Story becomes even more powerful in our lives when we intentionally use its structure to design and live into our own stories and create the life we want. In fact, the most potent story you’ll ever tell is the story you tell yourself. Pam helps us make it a good one with her Body of Work Success Framework.
The Framework of Story
My body of work focuses on helping business leaders and communicators be heard using the 10-step Story Cycle process. When I read Body of Work, once again the universal structure to story is present in Pam’s excellent guide.
She uses her dad’s story to demonstrate the success framework. And I’ll do the same to show you how it parallels narrative structure. I will start with the Story Cycle and connect her steps accordingly in [brackets].
- BACKSTORY [Your Body of WORK]: Pam’s dad was living in San Anselmo in 1967 when he read a letter to the editor in a local paper about the decaying downtown storefronts. “This really bothered me,” he said. “I wanted to do something about it.”
- HERO [Define Your Roots & Name Your Ingredients]: He was connected to his roots of having a deeply instilled sense of community pride and service reaching back to the way his fathered raised him on their immaculate Tuba City Farm. He relied on his ingredients of his photography skills honed during his role at Pacific Gas and Electric, as well as his organizing skills from running community meetings throughout California to raise money to restore the fading school house in Port Costa, California.
- STAKES: What physically was at stake in Pam’s dad’s story was the decline of the community infrastructure. Philosophically, he had an intense internal drive to do something about it; to succeed at reviving the old town.
- DISRUPTION [Choose Your Work Mode]: I also call this chapter in the story Cycle the Call To Adventure, because it is here in the sequence of story that we decide to take action. In The Body of Work Success Framework, this is step 3: Choose Your Work Mode, or how you are going to tackle the project. For example, instead of waiting to get in the position of influence and authority, Pam’s dad choose a volunteer position as a concerned member of the community. He declared his intentions to revive the town’s facades and sprang into action with no assurance of success. He went for it.

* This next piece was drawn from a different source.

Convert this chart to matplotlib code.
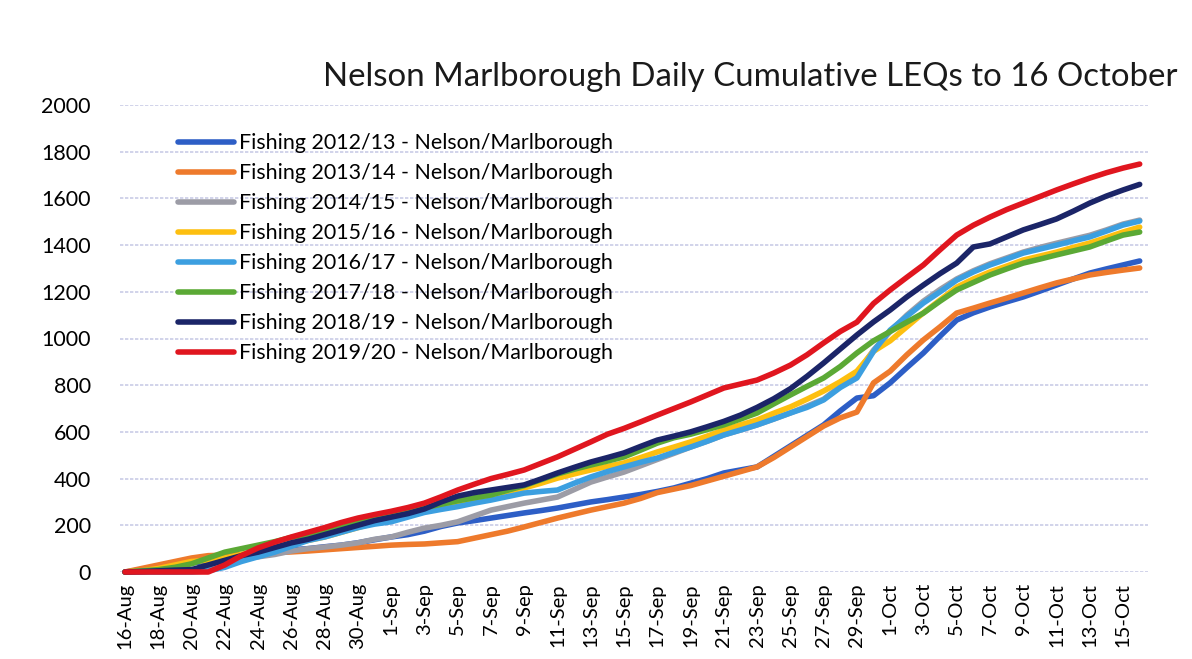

- ANTAGONISTS [Surf the Fear]: Overcoming fear and hesitation are part of step 4 in Pam’s framework. “Since he was neither an elected official or local merchant, he had to face his fears head on in order to do something about the decaying downtown.”
- MENTOR [Collaborate] He called upon seven of his friends who were skilled architects and designers to help the residents visualize what success would look like.

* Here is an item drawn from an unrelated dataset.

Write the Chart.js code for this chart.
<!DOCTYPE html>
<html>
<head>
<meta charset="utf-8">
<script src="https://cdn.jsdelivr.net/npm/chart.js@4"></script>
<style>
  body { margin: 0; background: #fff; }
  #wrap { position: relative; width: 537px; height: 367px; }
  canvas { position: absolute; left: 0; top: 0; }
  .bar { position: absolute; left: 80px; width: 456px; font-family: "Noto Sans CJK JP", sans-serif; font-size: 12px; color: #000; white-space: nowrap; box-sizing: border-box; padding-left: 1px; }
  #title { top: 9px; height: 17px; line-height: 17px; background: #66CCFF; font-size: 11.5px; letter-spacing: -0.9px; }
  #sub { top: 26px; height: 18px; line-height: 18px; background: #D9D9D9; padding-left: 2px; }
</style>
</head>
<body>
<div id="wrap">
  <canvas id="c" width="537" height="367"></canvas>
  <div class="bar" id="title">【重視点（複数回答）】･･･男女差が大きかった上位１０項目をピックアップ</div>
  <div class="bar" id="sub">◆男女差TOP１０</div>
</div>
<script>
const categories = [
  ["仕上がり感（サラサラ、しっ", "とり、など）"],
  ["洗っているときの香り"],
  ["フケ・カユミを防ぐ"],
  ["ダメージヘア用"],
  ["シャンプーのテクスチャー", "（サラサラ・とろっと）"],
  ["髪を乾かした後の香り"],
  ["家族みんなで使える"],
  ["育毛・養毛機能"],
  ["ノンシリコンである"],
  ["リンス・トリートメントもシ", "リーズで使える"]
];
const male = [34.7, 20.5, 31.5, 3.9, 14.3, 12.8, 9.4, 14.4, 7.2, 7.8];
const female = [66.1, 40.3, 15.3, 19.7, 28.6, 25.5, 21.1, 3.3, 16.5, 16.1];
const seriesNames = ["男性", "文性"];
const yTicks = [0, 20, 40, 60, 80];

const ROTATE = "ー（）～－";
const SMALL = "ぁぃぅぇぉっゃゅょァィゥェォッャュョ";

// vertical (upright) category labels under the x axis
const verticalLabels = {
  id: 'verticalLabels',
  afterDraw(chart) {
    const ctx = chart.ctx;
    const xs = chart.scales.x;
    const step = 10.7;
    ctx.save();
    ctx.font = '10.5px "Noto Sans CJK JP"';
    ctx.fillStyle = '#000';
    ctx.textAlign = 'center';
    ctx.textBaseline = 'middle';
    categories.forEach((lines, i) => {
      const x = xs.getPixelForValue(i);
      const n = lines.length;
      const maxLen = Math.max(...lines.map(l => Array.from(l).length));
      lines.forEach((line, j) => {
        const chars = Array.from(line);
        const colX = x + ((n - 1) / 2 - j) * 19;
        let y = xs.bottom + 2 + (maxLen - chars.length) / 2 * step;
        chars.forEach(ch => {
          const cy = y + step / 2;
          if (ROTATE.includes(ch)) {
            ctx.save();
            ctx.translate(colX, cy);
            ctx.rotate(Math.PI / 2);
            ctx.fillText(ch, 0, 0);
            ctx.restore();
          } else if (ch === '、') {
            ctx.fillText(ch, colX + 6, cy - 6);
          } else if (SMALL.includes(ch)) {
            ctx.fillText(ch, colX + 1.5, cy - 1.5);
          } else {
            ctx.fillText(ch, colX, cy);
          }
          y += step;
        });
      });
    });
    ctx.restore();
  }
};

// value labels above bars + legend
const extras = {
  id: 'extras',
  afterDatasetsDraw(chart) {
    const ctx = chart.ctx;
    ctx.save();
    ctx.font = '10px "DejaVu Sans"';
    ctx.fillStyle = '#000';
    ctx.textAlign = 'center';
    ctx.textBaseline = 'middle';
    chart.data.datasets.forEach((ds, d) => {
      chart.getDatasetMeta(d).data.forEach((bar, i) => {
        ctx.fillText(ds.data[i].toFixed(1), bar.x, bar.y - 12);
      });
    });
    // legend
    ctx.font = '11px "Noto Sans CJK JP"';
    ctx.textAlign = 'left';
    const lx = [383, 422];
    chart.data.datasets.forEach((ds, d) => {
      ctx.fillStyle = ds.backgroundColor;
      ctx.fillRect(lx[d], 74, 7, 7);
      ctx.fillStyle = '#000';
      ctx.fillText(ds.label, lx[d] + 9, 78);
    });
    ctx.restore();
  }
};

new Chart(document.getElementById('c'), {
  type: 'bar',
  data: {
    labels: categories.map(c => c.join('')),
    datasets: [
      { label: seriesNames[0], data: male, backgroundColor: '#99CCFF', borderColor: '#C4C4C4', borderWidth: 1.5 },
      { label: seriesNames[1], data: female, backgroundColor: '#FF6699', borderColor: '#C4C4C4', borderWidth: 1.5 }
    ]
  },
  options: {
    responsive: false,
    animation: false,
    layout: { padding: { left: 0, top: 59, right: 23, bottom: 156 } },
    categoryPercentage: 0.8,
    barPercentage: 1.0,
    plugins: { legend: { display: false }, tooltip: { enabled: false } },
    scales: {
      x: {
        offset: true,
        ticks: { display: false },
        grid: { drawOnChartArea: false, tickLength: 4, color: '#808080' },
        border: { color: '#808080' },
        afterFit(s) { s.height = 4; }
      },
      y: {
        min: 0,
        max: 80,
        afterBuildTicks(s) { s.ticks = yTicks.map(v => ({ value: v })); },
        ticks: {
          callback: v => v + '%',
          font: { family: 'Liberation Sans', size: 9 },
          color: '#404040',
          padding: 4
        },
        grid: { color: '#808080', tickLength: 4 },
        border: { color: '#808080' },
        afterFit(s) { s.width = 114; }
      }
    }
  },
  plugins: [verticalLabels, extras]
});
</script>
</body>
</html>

- JOURNEY [Create and Innovate]: Driven by his roots of civic involvement, and using his ingredients of photographic skills, Pam’s dad took pictures of every storefront along the main downtown strip on San Anselmo Avenue. He passed out a couple of photographs to each of his mentors and recruited them to draw a picture of what they would do to improve the storefronts, as well as what they could do to an ugly concrete parking lot that backed up to a creek that parallel the downtown.When the drawings were complete, he took pictures of each of them. Then he create a slide show that included the before and after images of the fading storefronts juxtaposed with the “new, improved” drawings.
- VICTORY [Your Definition of Success]: The visual storytelling he presented amazed the politicians, downtown merchants and residents at what could be: a new story they could all live into and prosper from. Over a course of a decade, the downtown area was a revitalized, including replacing the parking lot with Creek Park.

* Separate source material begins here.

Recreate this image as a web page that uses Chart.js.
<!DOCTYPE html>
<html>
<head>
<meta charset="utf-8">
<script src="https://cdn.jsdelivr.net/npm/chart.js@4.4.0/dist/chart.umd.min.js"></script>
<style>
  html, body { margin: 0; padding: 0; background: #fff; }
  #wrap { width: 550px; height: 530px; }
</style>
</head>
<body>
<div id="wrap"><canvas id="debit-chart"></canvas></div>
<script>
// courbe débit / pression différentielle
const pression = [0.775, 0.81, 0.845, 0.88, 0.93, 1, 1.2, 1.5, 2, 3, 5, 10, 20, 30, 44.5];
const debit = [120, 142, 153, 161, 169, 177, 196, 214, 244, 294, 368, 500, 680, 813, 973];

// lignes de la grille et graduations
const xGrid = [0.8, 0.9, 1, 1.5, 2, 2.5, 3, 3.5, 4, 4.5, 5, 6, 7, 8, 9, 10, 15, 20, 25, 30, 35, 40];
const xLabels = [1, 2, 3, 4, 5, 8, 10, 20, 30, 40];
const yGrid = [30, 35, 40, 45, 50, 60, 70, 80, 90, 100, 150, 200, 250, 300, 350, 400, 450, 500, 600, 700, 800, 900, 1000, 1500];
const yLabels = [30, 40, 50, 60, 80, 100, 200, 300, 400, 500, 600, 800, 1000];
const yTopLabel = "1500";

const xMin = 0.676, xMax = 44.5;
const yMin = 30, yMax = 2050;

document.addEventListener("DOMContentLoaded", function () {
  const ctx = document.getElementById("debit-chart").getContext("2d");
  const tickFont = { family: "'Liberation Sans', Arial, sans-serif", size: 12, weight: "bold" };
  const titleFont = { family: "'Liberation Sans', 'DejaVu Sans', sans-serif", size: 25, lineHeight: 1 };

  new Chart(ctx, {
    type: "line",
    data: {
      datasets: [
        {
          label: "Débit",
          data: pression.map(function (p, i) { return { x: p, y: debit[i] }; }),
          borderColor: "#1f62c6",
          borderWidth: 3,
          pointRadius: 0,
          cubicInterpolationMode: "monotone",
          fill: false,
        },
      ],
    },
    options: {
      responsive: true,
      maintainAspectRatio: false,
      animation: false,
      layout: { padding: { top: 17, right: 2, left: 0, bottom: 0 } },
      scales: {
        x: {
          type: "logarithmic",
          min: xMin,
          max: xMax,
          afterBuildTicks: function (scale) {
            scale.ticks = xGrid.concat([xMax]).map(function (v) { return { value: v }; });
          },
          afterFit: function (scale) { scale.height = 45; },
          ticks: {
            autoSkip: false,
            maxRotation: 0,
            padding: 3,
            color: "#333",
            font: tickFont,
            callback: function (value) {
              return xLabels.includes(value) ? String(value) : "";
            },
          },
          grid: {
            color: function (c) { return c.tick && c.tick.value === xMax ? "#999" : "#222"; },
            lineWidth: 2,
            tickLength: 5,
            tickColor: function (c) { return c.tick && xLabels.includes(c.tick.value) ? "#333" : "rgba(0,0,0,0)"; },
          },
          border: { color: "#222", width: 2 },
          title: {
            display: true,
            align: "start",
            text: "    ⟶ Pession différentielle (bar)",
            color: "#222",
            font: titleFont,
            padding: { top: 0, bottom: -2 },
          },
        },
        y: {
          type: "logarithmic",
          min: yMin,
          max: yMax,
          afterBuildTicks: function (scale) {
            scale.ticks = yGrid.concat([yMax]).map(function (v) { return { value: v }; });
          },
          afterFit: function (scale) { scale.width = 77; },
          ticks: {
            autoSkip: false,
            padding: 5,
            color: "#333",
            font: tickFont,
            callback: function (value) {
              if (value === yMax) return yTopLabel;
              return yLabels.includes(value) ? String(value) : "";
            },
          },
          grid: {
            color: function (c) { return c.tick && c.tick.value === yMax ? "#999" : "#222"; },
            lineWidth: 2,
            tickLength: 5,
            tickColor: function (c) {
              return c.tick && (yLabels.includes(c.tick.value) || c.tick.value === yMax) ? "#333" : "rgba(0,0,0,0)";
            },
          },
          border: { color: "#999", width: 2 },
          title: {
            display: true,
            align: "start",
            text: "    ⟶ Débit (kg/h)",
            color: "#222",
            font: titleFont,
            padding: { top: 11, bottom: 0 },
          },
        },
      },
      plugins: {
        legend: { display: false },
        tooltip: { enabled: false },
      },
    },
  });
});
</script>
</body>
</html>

- MORAL [Your Definition of Success continued]: Even though he didn’t earn a dime with the project, he defined the big part of his personal success as feeling a tremendous satisfaction when he saw the results. Plus, at least to me, Pam’s dad demonstrated the old adage: “What you think about your bring about”; a universal truth we can all live by.Powerful stories always deliver a truth.
- RITUAL [Share Your Story] He shared his story through imagination and imagery and moved people to action: invited them to become part of his narrative, which became their journey, too.
Pam closes: “I got chills as I heard my dad tell his story. I suddenly realized that I had watched him use these skills in his life and career for years, but it wasn’t until I wrote this book that I truly understood the underlying framework, since I was used to looking at his career, volunteer work, and personal life through separate lenses.
The one thing I knew all along? That he was a very fulfilled and happy person who navigated a life of challenge and uncertainty with grit and success.”
The moral in Pam’s book for me is to be intentional about the stories we design for ourselves.
If you are looking to create a bigger story in your life, and build an important body of work for yourself and your community, then I encourage you to read Pam’s book. She helps you find the thread that ties your story together.